* Aim of the task
Transcribe the listing that follows in full, omitting pictures.

* Information supplied
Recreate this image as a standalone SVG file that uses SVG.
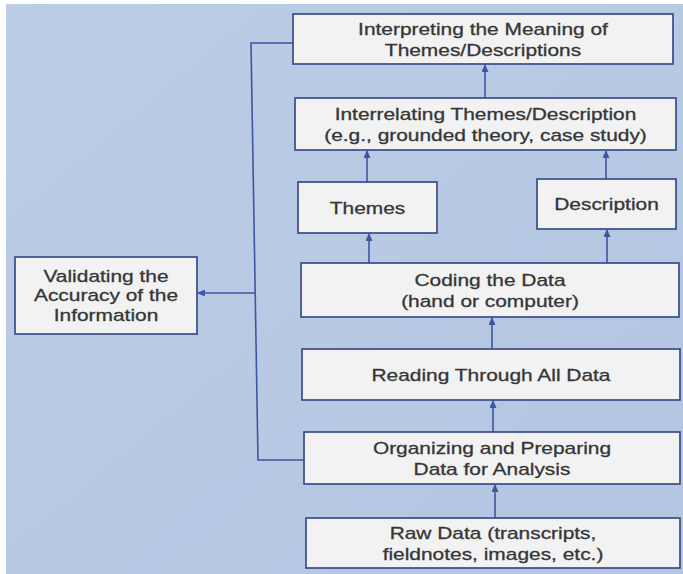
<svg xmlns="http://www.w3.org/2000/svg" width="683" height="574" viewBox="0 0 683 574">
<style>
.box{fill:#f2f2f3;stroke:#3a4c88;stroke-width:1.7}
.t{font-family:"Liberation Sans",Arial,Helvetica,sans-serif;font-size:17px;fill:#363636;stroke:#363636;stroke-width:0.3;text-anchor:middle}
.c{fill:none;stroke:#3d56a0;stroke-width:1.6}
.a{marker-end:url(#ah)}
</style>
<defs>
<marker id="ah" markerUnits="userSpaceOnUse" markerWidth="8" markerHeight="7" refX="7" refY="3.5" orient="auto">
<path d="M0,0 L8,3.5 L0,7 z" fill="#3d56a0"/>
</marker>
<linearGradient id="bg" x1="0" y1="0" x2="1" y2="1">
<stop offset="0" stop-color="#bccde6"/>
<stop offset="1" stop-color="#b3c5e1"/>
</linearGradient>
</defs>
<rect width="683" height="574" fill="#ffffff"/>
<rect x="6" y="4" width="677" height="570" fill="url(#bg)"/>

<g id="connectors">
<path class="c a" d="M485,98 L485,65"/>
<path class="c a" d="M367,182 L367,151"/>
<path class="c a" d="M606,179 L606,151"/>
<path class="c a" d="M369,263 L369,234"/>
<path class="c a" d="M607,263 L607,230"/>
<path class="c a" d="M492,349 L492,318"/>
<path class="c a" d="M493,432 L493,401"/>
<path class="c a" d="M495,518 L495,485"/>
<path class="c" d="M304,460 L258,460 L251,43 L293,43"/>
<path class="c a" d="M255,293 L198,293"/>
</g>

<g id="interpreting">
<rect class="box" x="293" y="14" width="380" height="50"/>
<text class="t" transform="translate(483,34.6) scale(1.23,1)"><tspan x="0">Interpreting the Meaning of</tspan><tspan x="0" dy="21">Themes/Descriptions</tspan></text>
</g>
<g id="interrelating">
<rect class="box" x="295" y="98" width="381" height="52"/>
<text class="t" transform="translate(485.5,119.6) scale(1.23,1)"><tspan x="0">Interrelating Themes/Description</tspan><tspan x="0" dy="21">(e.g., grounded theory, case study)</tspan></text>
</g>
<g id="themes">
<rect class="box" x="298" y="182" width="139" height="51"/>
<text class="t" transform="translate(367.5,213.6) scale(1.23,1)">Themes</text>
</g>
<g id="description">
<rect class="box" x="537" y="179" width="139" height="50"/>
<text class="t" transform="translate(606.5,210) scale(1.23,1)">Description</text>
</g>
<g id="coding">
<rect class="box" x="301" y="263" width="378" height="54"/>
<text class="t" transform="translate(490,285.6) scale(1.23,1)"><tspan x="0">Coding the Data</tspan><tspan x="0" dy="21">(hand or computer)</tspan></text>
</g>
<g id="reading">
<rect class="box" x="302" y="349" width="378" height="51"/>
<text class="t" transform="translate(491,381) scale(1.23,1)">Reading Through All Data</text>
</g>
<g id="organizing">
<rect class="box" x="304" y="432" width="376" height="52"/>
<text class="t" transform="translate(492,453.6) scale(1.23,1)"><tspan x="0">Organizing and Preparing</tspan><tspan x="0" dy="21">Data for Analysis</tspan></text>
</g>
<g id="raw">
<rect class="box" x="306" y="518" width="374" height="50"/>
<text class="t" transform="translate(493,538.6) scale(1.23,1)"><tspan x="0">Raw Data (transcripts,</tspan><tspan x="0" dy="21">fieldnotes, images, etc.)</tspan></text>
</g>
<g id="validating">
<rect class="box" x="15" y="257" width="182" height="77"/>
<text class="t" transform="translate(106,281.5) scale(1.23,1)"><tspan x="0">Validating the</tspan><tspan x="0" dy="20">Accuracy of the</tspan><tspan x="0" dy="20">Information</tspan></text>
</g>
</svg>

* Response
Recreate this image as a standalone SVG file that uses SVG.
<svg xmlns="http://www.w3.org/2000/svg" width="683" height="574" viewBox="0 0 683 574">
<style>
.box{fill:#f2f2f3;stroke:#3a4c88;stroke-width:1.7}
.t{font-family:"Liberation Sans",Arial,Helvetica,sans-serif;font-size:17px;fill:#363636;stroke:#363636;stroke-width:0.3;text-anchor:middle}
.c{fill:none;stroke:#3d56a0;stroke-width:1.6}
.a{marker-end:url(#ah)}
</style>
<defs>
<marker id="ah" markerUnits="userSpaceOnUse" markerWidth="8" markerHeight="7" refX="7" refY="3.5" orient="auto">
<path d="M0,0 L8,3.5 L0,7 z" fill="#3d56a0"/>
</marker>
<linearGradient id="bg" x1="0" y1="0" x2="1" y2="1">
<stop offset="0" stop-color="#bccde6"/>
<stop offset="1" stop-color="#b3c5e1"/>
</linearGradient>
</defs>
<rect width="683" height="574" fill="#ffffff"/>
<rect x="6" y="4" width="677" height="570" fill="url(#bg)"/>

<g id="connectors">
<path class="c a" d="M485,98 L485,65"/>
<path class="c a" d="M367,182 L367,151"/>
<path class="c a" d="M606,179 L606,151"/>
<path class="c a" d="M369,263 L369,234"/>
<path class="c a" d="M607,263 L607,230"/>
<path class="c a" d="M492,349 L492,318"/>
<path class="c a" d="M493,432 L493,401"/>
<path class="c a" d="M495,518 L495,485"/>
<path class="c" d="M304,460 L258,460 L251,43 L293,43"/>
<path class="c a" d="M255,293 L198,293"/>
</g>

<g id="interpreting">
<rect class="box" x="293" y="14" width="380" height="50"/>
<text class="t" transform="translate(483,34.6) scale(1.23,1)"><tspan x="0">Interpreting the Meaning of</tspan><tspan x="0" dy="21">Themes/Descriptions</tspan></text>
</g>
<g id="interrelating">
<rect class="box" x="295" y="98" width="381" height="52"/>
<text class="t" transform="translate(485.5,119.6) scale(1.23,1)"><tspan x="0">Interrelating Themes/Description</tspan><tspan x="0" dy="21">(e.g., grounded theory, case study)</tspan></text>
</g>
<g id="themes">
<rect class="box" x="298" y="182" width="139" height="51"/>
<text class="t" transform="translate(367.5,213.6) scale(1.23,1)">Themes</text>
</g>
<g id="description">
<rect class="box" x="537" y="179" width="139" height="50"/>
<text class="t" transform="translate(606.5,210) scale(1.23,1)">Description</text>
</g>
<g id="coding">
<rect class="box" x="301" y="263" width="378" height="54"/>
<text class="t" transform="translate(490,285.6) scale(1.23,1)"><tspan x="0">Coding the Data</tspan><tspan x="0" dy="21">(hand or computer)</tspan></text>
</g>
<g id="reading">
<rect class="box" x="302" y="349" width="378" height="51"/>
<text class="t" transform="translate(491,381) scale(1.23,1)">Reading Through All Data</text>
</g>
<g id="organizing">
<rect class="box" x="304" y="432" width="376" height="52"/>
<text class="t" transform="translate(492,453.6) scale(1.23,1)"><tspan x="0">Organizing and Preparing</tspan><tspan x="0" dy="21">Data for Analysis</tspan></text>
</g>
<g id="raw">
<rect class="box" x="306" y="518" width="374" height="50"/>
<text class="t" transform="translate(493,538.6) scale(1.23,1)"><tspan x="0">Raw Data (transcripts,</tspan><tspan x="0" dy="21">fieldnotes, images, etc.)</tspan></text>
</g>
<g id="validating">
<rect class="box" x="15" y="257" width="182" height="77"/>
<text class="t" transform="translate(106,281.5) scale(1.23,1)"><tspan x="0">Validating the</tspan><tspan x="0" dy="20">Accuracy of the</tspan><tspan x="0" dy="20">Information</tspan></text>
</g>
</svg>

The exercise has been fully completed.